I had the pleasure to take out one of Riot’s latest offerings last night, the day after they arrived in the UK. Here’s my take on the INFERNO.
As soon as I looked at the INFERNO I knew it was gonna go… I wasn’t expecting huge things, all I wanted was better than my DISCO. First thing you can’t help but notice is the outfitting. It’s very well done. Adjustable height on the backband and ratchet between your legs is ideal. The thigh hookers looked, well, interesting, but I was prepared to reserve judgement. The boat its self is styled very well. The edges look very well thought out and the softness of the fore and aft rails look to give huge forgiveness yet still give the ability to drive the boat.
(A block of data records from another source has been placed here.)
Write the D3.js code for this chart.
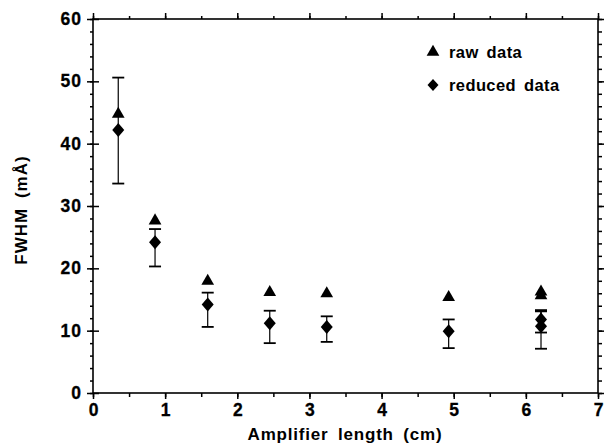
<!DOCTYPE html>
<html><head><meta charset="utf-8">
<script src="https://cdn.jsdelivr.net/npm/d3@7"></script>
<style>body{margin:0;background:#fff}svg{display:block}text{font-family:"Liberation Sans",Arial,sans-serif;font-weight:bold;fill:#000}</style>
</head><body><svg id="c" width="608" height="445"></svg>
<script>
const lengths = [0.35, 0.86, 1.59, 2.45, 3.24, 4.93, 6.21, 6.21];
const rawData = [44.9, 27.8, 18.1, 16.3, 16.1, 15.5, 16.4, 15.8];
const reducedData = [42.2, 24.2, 14.2, 11.2, 10.6, 9.9, 11.8, 10.7];
const errLow = [33.6, 20.3, 10.6, 8.0, 8.2, 7.2, 9.7, 7.1];
const errHigh = [50.6, 26.3, 16.1, 13.2, 12.3, 11.8, 13.3, 13.1];
const xTicks = [0, 1, 2, 3, 4, 5, 6, 7];
const yTicks = [0, 10, 20, 30, 40, 50, 60];
const legendLabels = ["raw data", "reduced data"];

const svg = d3.select("#c");
const x = d3.scaleLinear().domain([0, 7]).range([93, 598]);
const y = d3.scaleLinear().domain([0, 60]).range([393, 19]);

svg.append("rect").attr("x", 93).attr("y", 19).attr("width", 505).attr("height", 374)
  .attr("fill", "none").attr("stroke", "#000").attr("stroke-width", 1.6);

const xMinor = d3.range(0, 7.01, 0.5);
const yMinor = d3.range(0, 60.01, 2);

const bx = svg.append("g").attr("transform", "translate(0,393)")
  .call(d3.axisBottom(x).tickValues(xMinor).tickSize(4).tickFormat(""));
bx.select(".domain").remove();
const bxM = svg.append("g").attr("transform", "translate(0,393)")
  .call(d3.axisBottom(x).tickValues(xTicks).tickSize(6).tickPadding(5).tickFormat(d3.format("d")));
bxM.select(".domain").remove();
bxM.selectAll("text").attr("font-size", 17.5).attr("font-family", "Liberation Sans, Arial, sans-serif").attr("font-weight", "bold").attr("stroke", "#000").attr("stroke-width", 0.3);

const tx = svg.append("g").attr("transform", "translate(0,19)")
  .call(d3.axisTop(x).tickValues(xMinor).tickSize(3).tickFormat(""));
tx.select(".domain").remove();
const txM = svg.append("g").attr("transform", "translate(0,19)")
  .call(d3.axisTop(x).tickValues(xTicks).tickSize(6).tickFormat(""));
txM.select(".domain").remove();

const ly = svg.append("g").attr("transform", "translate(93,0)")
  .call(d3.axisLeft(y).tickValues(yMinor).tickSize(3).tickFormat(""));
ly.select(".domain").remove();
const lyM = svg.append("g").attr("transform", "translate(93,0)")
  .call(d3.axisLeft(y).tickValues(yTicks).tickSize(6).tickPadding(5).tickFormat(d3.format("d")));
lyM.select(".domain").remove();
lyM.selectAll("line").attr("x2", 6).attr("x1", -6);
lyM.selectAll("text").attr("font-size", 17.5).attr("font-family", "Liberation Sans, Arial, sans-serif").attr("font-weight", "bold").attr("letter-spacing", 1).attr("stroke", "#000").attr("stroke-width", 0.3);

const ry = svg.append("g").attr("transform", "translate(598,0)")
  .call(d3.axisRight(y).tickValues(yMinor).tickSize(4).tickFormat(""));
ry.select(".domain").remove();
const ryM = svg.append("g").attr("transform", "translate(598,0)")
  .call(d3.axisRight(y).tickValues(yTicks).tickSize(6).tickFormat(""));
ryM.select(".domain").remove();
svg.selectAll(".tick line").attr("stroke-width", 1.5);

svg.append("text").attr("x", 345).attr("y", 440).attr("text-anchor", "middle")
  .attr("font-size", 17).attr("letter-spacing", 0.8).attr("word-spacing", 4).text("Amplifier length (cm)");
svg.append("text").attr("transform", "translate(27,210) rotate(-90)").attr("text-anchor", "middle")
  .attr("font-size", 17).attr("letter-spacing", 1).attr("word-spacing", 4).text("FWHM (mÅ)");

const data = lengths.map((l, i) => ({l, raw: rawData[i], red: reducedData[i], lo: errLow[i], hi: errHigh[i]}));

const eb = svg.append("g").attr("stroke", "#000");
data.forEach(d => {
  eb.append("line").attr("x1", x(d.l)).attr("x2", x(d.l)).attr("y1", y(d.lo)).attr("y2", y(d.hi)).attr("stroke-width", 1.2);
  [d.lo, d.hi].forEach(v => eb.append("line").attr("x1", x(d.l) - 6).attr("x2", x(d.l) + 6)
    .attr("y1", y(v)).attr("y2", y(v)).attr("stroke-width", 1.8));
});

const tri = d3.symbol().type(d3.symbolTriangle).size(70);
const dia = "M0,-7L6,0L0,7L-6,0Z";

svg.append("g").selectAll("path").data(data).join("path")
  .attr("d", tri).attr("transform", d => `translate(${x(d.l)},${y(d.raw) + 1})`).attr("fill", "#000");
svg.append("g").selectAll("path").data(data).join("path")
  .attr("d", dia).attr("transform", d => `translate(${x(d.l)},${y(d.red)})`).attr("fill", "#000");

const lg = svg.append("g");
lg.append("path").attr("d", tri).attr("transform", "translate(433,52)").attr("fill", "#000");
lg.append("path").attr("d", "M0,-6L5.5,0L0,6L-5.5,0Z").attr("transform", "translate(433,85)").attr("fill", "#000");
lg.append("text").attr("x", 449).attr("y", 58).attr("font-size", 16.5).attr("letter-spacing", 0.4).attr("word-spacing", 3).text(legendLabels[0]);
lg.append("text").attr("x", 449).attr("y", 91).attr("font-size", 16.5).attr("letter-spacing", 0.4).attr("word-spacing", 3).text(legendLabels[1]);
</script></body></html>
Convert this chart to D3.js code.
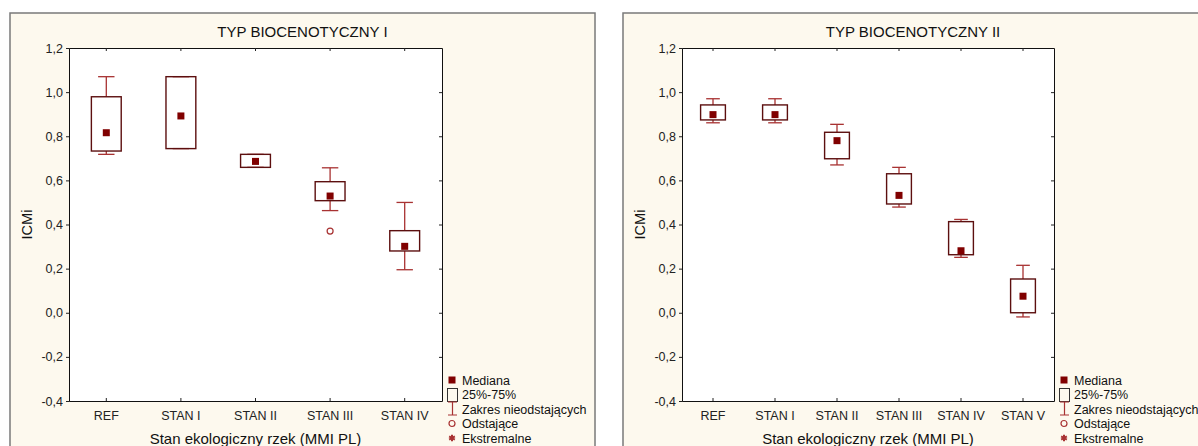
<!DOCTYPE html>
<html><head><meta charset="utf-8">
<script src="https://cdn.jsdelivr.net/npm/d3@7"></script>
<style>
html,body{margin:0;padding:0;background:#fff;}
svg{display:block;font-family:"Liberation Sans",Arial,sans-serif;}
</style></head>
<body>
<svg id="chart" width="1198" height="446"></svg>
<script>
// ---- Data ----
const titles = ["TYP BIOCENOTYCZNY I", "TYP BIOCENOTYCZNY II"];
const xTitle = "Stan ekologiczny rzek (MMI PL)";
const yTitle = "ICMi";
const yTicks = [-0.4, -0.2, 0.0, 0.2, 0.4, 0.6, 0.8, 1.0, 1.2];
const legendLabels = ["Mediana", "25%-75%", "Zakres nieodstających", "Odstające", "Ekstremalne"];

const categories1 = ["REF", "STAN I", "STAN II", "STAN III", "STAN IV"];
const median1 = [0.816, 0.892, 0.686, 0.529, 0.301];
const q1_1 =    [0.733, 0.744, 0.659, 0.508, 0.280];
const q3_1 =    [0.979, 1.070, 0.718, 0.594, 0.372];
const min1 =    [0.718, 0.744, 0.659, 0.463, 0.195];
const max1 =    [1.070, 1.070, 0.718, 0.657, 0.500];
const outliers1 = [{cat: "STAN III", value: 0.370}];

const categories2 = ["REF", "STAN I", "STAN II", "STAN III", "STAN IV", "STAN V"];
const median2 = [0.898, 0.898, 0.780, 0.532, 0.281, 0.075];
const q1_2 =    [0.874, 0.874, 0.698, 0.493, 0.263, 0.000];
const q3_2 =    [0.942, 0.942, 0.818, 0.630, 0.413, 0.153];
const min2 =    [0.861, 0.861, 0.670, 0.479, 0.251, -0.019];
const max2 =    [0.970, 0.970, 0.854, 0.659, 0.423, 0.215];
const outliers2 = [];

// ---- Drawing ----
const svg = d3.select("#chart");
const FONT = '"Liberation Sans",Arial,sans-serif';
const fmt = v => d3.format(".1f")(v).replace(".", ",").replace("−", "-");
const C_MED = "#800000", C_BOX = "#5c0f0f", C_WH = "#a83232";

function drawPanel(cfg) {
  const g = svg.append("g");
  g.append("rect").attr("x", cfg.fx).attr("y", cfg.fy).attr("width", cfg.fw).attr("height", cfg.fh)
    .attr("fill", "#fdf9ee").attr("stroke", "#7a7a7a").attr("stroke-width", 1.5);
  const x = d3.scaleBand().domain(cfg.cats).range([cfg.x0, cfg.x1]);
  const y = d3.scaleLinear().domain([-0.4, 1.2]).range([cfg.y1, cfg.y0]);
  g.append("rect").attr("x", cfg.x0).attr("y", cfg.y0).attr("width", cfg.x1 - cfg.x0).attr("height", cfg.y1 - cfg.y0)
    .attr("fill", "#fff");

  // axes
  g.append("g").attr("transform", `translate(${cfg.x0},0)`)
    .call(d3.axisLeft(y).tickValues(yTicks).tickFormat(fmt).tickSize(3).tickPadding(3));
  g.append("g").attr("transform", `translate(${cfg.x1},0)`)
    .call(d3.axisLeft(y).tickValues(yTicks).tickFormat("").tickSize(3).tickSizeOuter(0));
  g.append("g").attr("transform", `translate(0,${cfg.y1})`)
    .call(d3.axisTop(x).tickSize(3).tickSizeOuter(0).tickFormat(""));
  g.append("g").attr("transform", `translate(0,${cfg.y1})`)
    .call(d3.axisBottom(x).tickSize(0).tickPadding(10))
    .call(a => a.select(".domain").remove());
  g.append("g").attr("transform", `translate(0,${cfg.y0})`)
    .call(d3.axisBottom(x).tickSize(3).tickSizeOuter(0).tickFormat(""));
  g.selectAll(".domain").attr("stroke", "#111");
  g.selectAll(".tick line").attr("stroke", "#222");
  g.selectAll(".tick text").attr("font-size", 12.5).attr("fill", "#222").attr("font-family", FONT);

  // titles
  g.append("text").attr("x", cfg.fx + cfg.fw / 2).attr("y", 37).attr("text-anchor", "middle")
    .attr("font-size", 15).attr("fill", "#111").text(cfg.title);
  g.append("text").attr("x", (cfg.x0 + cfg.x1) / 2).attr("y", 444).attr("text-anchor", "middle")
    .attr("font-size", 15).attr("fill", "#111").text(xTitle);
  g.append("text").attr("transform", `translate(${cfg.fx + 22},${(cfg.y0 + cfg.y1) / 2}) rotate(-90)`)
    .attr("text-anchor", "middle").attr("font-size", 14.5).attr("fill", "#111").text(yTitle);

  const bw = x.bandwidth();
  const boxW = bw * 0.4, capW = bw * 0.22;
  const cx = c => x(c) + bw / 2;
  const data = cfg.cats.map((c, i) => ({c, med: cfg.med[i], q1: cfg.q1[i], q3: cfg.q3[i], mn: cfg.mn[i], mx: cfg.mx[i]}));
  const bx = g.append("g").selectAll("g").data(data).join("g");
  // whiskers
  bx.append("line").attr("x1", d => cx(d.c)).attr("x2", d => cx(d.c))
    .attr("y1", d => y(d.mx)).attr("y2", d => y(d.q3)).attr("stroke", C_WH).attr("stroke-width", 1.3);
  bx.append("line").attr("x1", d => cx(d.c)).attr("x2", d => cx(d.c))
    .attr("y1", d => y(d.mn)).attr("y2", d => y(d.q1)).attr("stroke", C_WH).attr("stroke-width", 1.3);
  bx.append("line").attr("x1", d => cx(d.c) - capW / 2).attr("x2", d => cx(d.c) + capW / 2)
    .attr("y1", d => y(d.mx)).attr("y2", d => y(d.mx)).attr("stroke", C_WH).attr("stroke-width", 1.3);
  bx.append("line").attr("x1", d => cx(d.c) - capW / 2).attr("x2", d => cx(d.c) + capW / 2)
    .attr("y1", d => y(d.mn)).attr("y2", d => y(d.mn)).attr("stroke", C_WH).attr("stroke-width", 1.3);
  // box
  bx.append("rect").attr("x", d => cx(d.c) - boxW / 2).attr("width", boxW)
    .attr("y", d => y(d.q3)).attr("height", d => y(d.q1) - y(d.q3))
    .attr("fill", "none").attr("stroke", C_BOX).attr("stroke-width", 1.4);
  // median
  bx.append("rect").attr("x", d => cx(d.c) - 3.5).attr("y", d => y(d.med) - 3.5)
    .attr("width", 7).attr("height", 7).attr("fill", C_MED);
  // outliers
  g.append("g").selectAll("circle").data(cfg.out).join("circle")
    .attr("cx", d => cx(d.cat)).attr("cy", d => y(d.value)).attr("r", 3)
    .attr("fill", "none").attr("stroke", C_WH).attr("stroke-width", 1.2);

  // legend
  const lg = g.append("g").attr("transform", `translate(${cfg.lx},0)`);
  const ly = d3.scalePoint().domain(legendLabels).range([380, 438]);
  lg.selectAll("text").data(legendLabels).join("text")
    .attr("x", 10).attr("y", d => ly(d) + 4.5).attr("font-size", 12.5).attr("fill", "#111").text(d => d);
  const yy = i => ly(legendLabels[i]);
  lg.append("rect").attr("x", -3.5).attr("y", yy(0) - 3.5).attr("width", 7).attr("height", 7).attr("fill", C_MED);
  lg.append("rect").attr("x", -4.5).attr("y", yy(1) - 6).attr("width", 10).attr("height", 13)
    .attr("fill", "none").attr("stroke", "#333").attr("stroke-width", 1);
  lg.append("path").attr("d", `M-4,${yy(2) - 7}H5M0.5,${yy(2) - 7}V${yy(2) + 6}M-4,${yy(2) + 6}H5`)
    .attr("stroke", C_WH).attr("stroke-width", 1.2).attr("fill", "none");
  lg.append("circle").attr("cx", 0).attr("cy", yy(3)).attr("r", 3)
    .attr("fill", "none").attr("stroke", C_WH).attr("stroke-width", 1.2);
  lg.append("path").attr("d", d3.symbol().type(d3.symbolAsterisk).size(30)())
    .attr("transform", `translate(0,${yy(4)})`).attr("stroke", C_WH).attr("stroke-width", 2).attr("fill", "none");
}

drawPanel({title: titles[0], cats: categories1, med: median1, q1: q1_1, q3: q3_1, mn: min1, mx: max1, out: outliers1,
  fx: 10, fy: 13, fw: 585, fh: 460, x0: 69, x1: 442, y0: 48, y1: 401, lx: 452});
drawPanel({title: titles[1], cats: categories2, med: median2, q1: q1_2, q3: q3_2, mn: min2, mx: max2, out: outliers2,
  fx: 623, fy: 13, fw: 580, fh: 460, x0: 682, x1: 1054, y0: 48, y1: 401, lx: 1064});
</script>
</body></html>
The plastic seems very nice indeed. Well polished moulds and good rigidity give the boat the good looks and great plastic we’re all expecting these days.
So I took the boat out. Getting in was strange. The first thing I noticed was intense comfort. The thigh hookers carress your leg into the right place and mould to any position you care to sit in. I did not have foam down the end, but I had plenty of room for my size 10(UK) plates… irrespective of this I felt held in by very good hookers, backband and hip blocks, which are simple and effective and can be adjusted very easily (velcro-tastic). My riot size deck AND my keyhole both fit easily.
On the flat the boat felt a little short to begin with on account of the rapid cutaway on the hull deck. However, I immediately noticed that the tips were out of the water (not a luxury I am afforded in the DISCO). Flatwheeling IS harder than in my DISCO but, then, the INFERNO is lighter, has 7USGallons more volume and fatter tips. It bow stalls, for sure!
OK, so this boat is NOT a flat water specific tub – it’s a whitewater boat. Down onto the HPP Inlet Gate, set up for a front surf. First thing I noticed was the speed. This baby is faster and looser than my Disco (which I still maintain is faster and looser than the AIR for me). It wanted to go straight into carving. I slowed her down and got into a sidesurf. This is where the soft part of the edges come into their own. The boat wanted to glide round into a carve again, with none of that juddery trippy feeling of the air. Sweet. So then, I got the boat stopped and started to bounce. Wow. The INFERNO does that TOO!!! I carved, bounced and spun my way to the top of the pile and… oops! Caught out by the speed I went hurtling into the green and untold speeds, so instead of looping I crashed and burned. Oh well – a better paddler or me on a better day might have controlled the speed. I did see an Air paddler hit the loop on this wave and it was HUGE!
I carried on down the course and went to see how it coped with eddys, eddy fences and all that jazz. The thigh hookers AGAIN came into play as they allow you to squeez and pry the boat into the smallest of eddys and through the craziest of boilies. I felt more stable in this WITHOUT leaning my 14 stones over the bow than I do in my DISCO (which I happily run grade 3/4(/5) in). Messing around on an eddy one realises how much POP the boat has. I turned a plough across the fence into a HUGE arial pop-out and air-wheel. NICE!
In all, the boat is HUGE fun, very forgiving, great volume distibution and a doddle to paddle. If you’ve never tried a Riot design before. Give this one a demo. I think anyone will agree that the outfitting and all-rounder performance is Da Bomb!
If at 54USG the INFERNO (presumably a replacement for the AIR (55&60) is too tubby, try the ORBIT. This thing will surely replace the AIR(45). If the INFERNO is a little small/tight/not right for you – go for the NITRO. Big brother to the TURBO, this thing shreds the river up.